Mosaic floors are an important feature of ancient art and architecture in the Mediterranean and Near East. In fact, these intricate ruins often appear when least expected—such as beneath a vineyard in Italy. On a dig just outside Yavne—a city located 15 miles south of Tel Aviv in Israel—a team of archeologists from the Israel Antiquities Authority (IAA) discovered a well-preserved mosaic floor with detailed geometric patterns. This discovery is the first of its kind in the area, which is known for boasting an industrial complex dating to the Byzantine era.
Per a statement from the IAA, the dig was directed by Dr. Eli Haddad, Liat Nadav-Ziv, and Dr. Jon Seligman. Part of a larger project, the excavations have focused on identifying and preserving ruins in preparation for a residential building project on the outskirts of Yavne (ancient Jabneh). Most of the buildings discovered so far have been identified as industrial in purpose. As a result, when the team stumbled upon a white mosaic, they assumed it was another—relatively banal—room for production. “At first, we did not realize that the floor is multicolored,” said Dr. Eli Haddad and Dr. Hagit Torgë.
However, the team noticed black patches around the mosaic's edge. By dissolving the white patina with a special acid, the residue of many years was removed to reveal a multi-colored geometric pattern of tesserae (the pieces of a mosaic). The decorations indicate the floor was perhaps part of a wealthy villa where people lived near the industrial center. The floor dates to around 400 CE. At this time, much of present day Israel was under the control of the Byzantine Empire—also known as the Eastern Roman Empire.

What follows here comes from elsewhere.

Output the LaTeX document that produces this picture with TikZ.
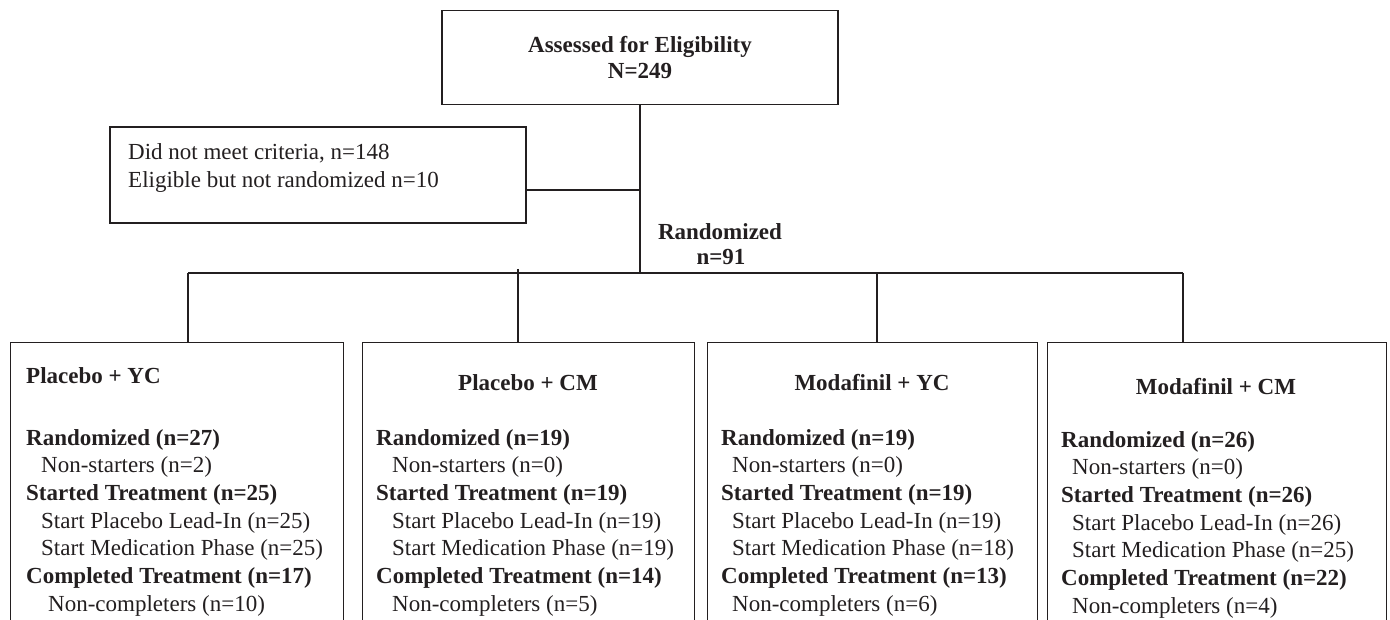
\documentclass[tikz,border=0pt]{standalone}
\usepackage{fontspec}
\setmainfont{Liberation Serif}
\usetikzlibrary{calc}
\definecolor{ink}{HTML}{231F20}
\begin{document}
\begin{tikzpicture}[x=1pt,y=-1pt,
  box/.style={draw=ink, line width=1.4pt, rectangle, inner sep=0pt},
  conn/.style={draw=ink, line width=1.4pt},
  txt/.style={font=\fontsize{23}{27.7}\selectfont, text=ink, inner sep=0pt, anchor=base west},
  btxt/.style={txt, font=\fontsize{23}{27.7}\selectfont\bfseries},
  head/.style={btxt, anchor=base}]
\useasboundingbox (0,0) rectangle (1390,620);
\clip (0,0) rectangle (1390,620);
% top box
\node[box, minimum width=396pt, minimum height=94pt, align=center,
      font=\fontsize{23}{26}\selectfont\bfseries, text=ink] (assess) at (640,57.5)
      {Assessed for Eligibility\\N=249};
% exclusion box
\node[box, minimum width=416pt, minimum height=96pt] (excl) at (318,175) {};
\node[txt] (excla) at (128,160) {Did not meet criteria, n=148};
\node[txt] (exclb) at (128,188) {Eligible but not randomized n=10};
% randomized label
\node[head] (randa) at (720,240) {Randomized};
\node[head] (randb) at (721,265) {n=91};
% coordinates on the connectors
\coordinate (E) at (640,190);
\coordinate (J) at (640,273);
\coordinate (L1) at (188,273);
\coordinate (L2) at (518,273);
\coordinate (L3) at (877,273);
\coordinate (L4) at (1183,273);
% arm boxes
\node[box, anchor=north west, minimum width=333pt, minimum height=300pt] (arm1) at (10,342) {};
\node[box, anchor=north west, minimum width=332pt, minimum height=300pt] (arm2) at (362,342) {};
\node[box, anchor=north west, minimum width=330pt, minimum height=300pt] (arm3) at (707,342) {};
\node[box, anchor=north west, minimum width=339pt, minimum height=300pt] (arm4) at (1047,342) {};
% connectors
\draw[conn] (assess.south) -- (J);
\draw[conn] (excl.east |- E) -- (E);
\draw[conn] (L1) -- (L4);
\draw[conn] (L1) -- (L1 |- arm1.north);
\draw[conn] ($(L2)+(0,-4)$) -- (L2 |- arm2.north);
\draw[conn] (L3) -- (L3 |- arm3.north);
\draw[conn] (L4) -- (L4 |- arm4.north);
% arm 1
\node[btxt] (a1h) at (26,384) {Placebo + YC};
\node[btxt] (a1r) at (26,445) {Randomized (n=27)};
\node[txt]  (a1n) at (41,472.7) {Non-starters (n=2)};
\node[btxt] (a1s) at (26,500.4) {Started Treatment (n=25)};
\node[txt]  (a1p) at (41,528.1) {Start Placebo Lead-In (n=25)};
\node[txt]  (a1m) at (41,555.8) {Start Medication Phase (n=25)};
\node[btxt] (a1c) at (26,583.5) {Completed Treatment (n=17)};
\node[txt]  (a1x) at (48,611.2) {Non-completers (n=10)};
% arm 2
\node[head] (a2h) at (528,390) {Placebo + CM};
\node[btxt] (a2r) at (376,445) {Randomized (n=19)};
\node[txt]  (a2n) at (392,472.7) {Non-starters (n=0)};
\node[btxt] (a2s) at (376,500.4) {Started Treatment (n=19)};
\node[txt]  (a2p) at (392,528.1) {Start Placebo Lead-In (n=19)};
\node[txt]  (a2m) at (392,555.8) {Start Medication Phase (n=19)};
\node[btxt] (a2c) at (376,583.5) {Completed Treatment (n=14)};
\node[txt]  (a2x) at (392,611.2) {Non-completers (n=5)};
% arm 3
\node[head] (a3h) at (872,390) {Modafinil + YC};
\node[btxt] (a3r) at (721,445) {Randomized (n=19)};
\node[txt]  (a3n) at (732,472.7) {Non-starters (n=0)};
\node[btxt] (a3s) at (721,500.4) {Started Treatment (n=19)};
\node[txt]  (a3p) at (732,528.1) {Start Placebo Lead-In (n=19)};
\node[txt]  (a3m) at (732,555.8) {Start Medication Phase (n=18)};
\node[btxt] (a3c) at (721,583.5) {Completed Treatment (n=13)};
\node[txt]  (a3x) at (732,611.2) {Non-completers (n=6)};
% arm 4
\node[head] (a4h) at (1216,394) {Modafinil + CM};
\node[btxt] (a4r) at (1061,447) {Randomized (n=26)};
\node[txt]  (a4n) at (1072,474.7) {Non-starters (n=0)};
\node[btxt] (a4s) at (1061,502.4) {Started Treatment (n=26)};
\node[txt]  (a4p) at (1072,530.1) {Start Placebo Lead-In (n=26)};
\node[txt]  (a4m) at (1072,557.8) {Start Medication Phase (n=25)};
\node[btxt] (a4c) at (1061,585.5) {Completed Treatment (n=22)};
\node[txt]  (a4x) at (1072,613.2) {Non-completers (n=4)};
\end{tikzpicture}
\end{document}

After documenting the mosaic in situ (in its original location, as found), specialists removed the floor for preservation. The goal—as announced by the IAA in partnership with local authorities—is to display the mosaic “in a central location in the city, so that the values embodied in its heritage are preserved and made accessible to the general public.”
Yavne has a rich history stretching back to the ancient Philistines. Since the 8th century BCE, it has been a center of Jewish culture and Torah study. Through the work of the ancient Rabbi Yohanan ben Zakkai, the oral Torah was preserved and studied in Yavne after the Roman destruction of the Temple of Jerusaleum in 70 CE. Any visitors to the area will be able to view the mosaic and learn more about the area's rich history.
A Byzantine-era mosaic floor with ornamental geometric patterns has been discovered outside the city of Yavne in Israel.
The team initially though the floor was part of an industrial complex, however it seems it was actually part of a nearby luxury villa.
The mosaic will be preserved and put on display in the city center for all to see.